For some reason I suddenly have an urge to reread the Name of the Rose...

Monday, April 03, 2006


My mother tells me that I'm at the age where everything is up in the air, I don't know what the future holds in store and that for a few years more I will be in this state of uncertainty and flux. She says these are some of the hardest years for all of us.

This reassures me. I'm 25 years old. I know that I want to do international law, but I don't even know in what capacity entirely. I don't want to limit myself and thus preclude myself from a large section of the job market. I also don't know if I want to stay in the US.

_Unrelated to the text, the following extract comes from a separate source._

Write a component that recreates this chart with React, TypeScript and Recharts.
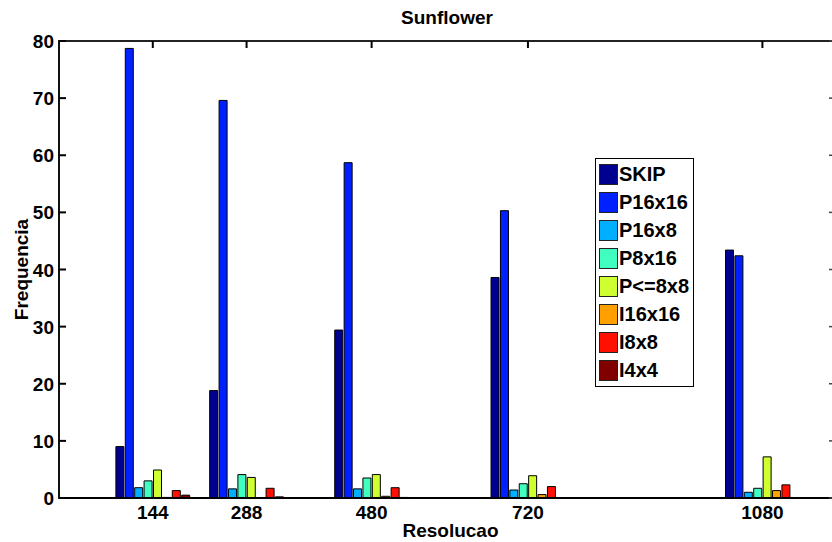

Next semester I'm going to study abroad in Italy. One semester of taking seminars in EU law and doing research will hopefully open my horizons and provide me with some sort of guidance. My parents view this as a unique opportunity, one not to be missed. I agree, but at the same time I'm a little torn. It's not so much the friends I've made here - they'll be here when I get back in January. It's more the classes I'll be missing out on. Once I get back, I'll have 2 semesters left. That's it. Those last two semesters will be less than fun - packed with all of the really important classes I should really take before finishing my law degree.

Even though I'm a bit nervous about the job application process for second summer jobs that will be going on simultaneous to my stay in Italy, and the possible classes I'll miss out on, I'm excited about going abroad again. Besides, how can anyone say no to spending a semester in Firenze, studying in a villa at the outskirts of town?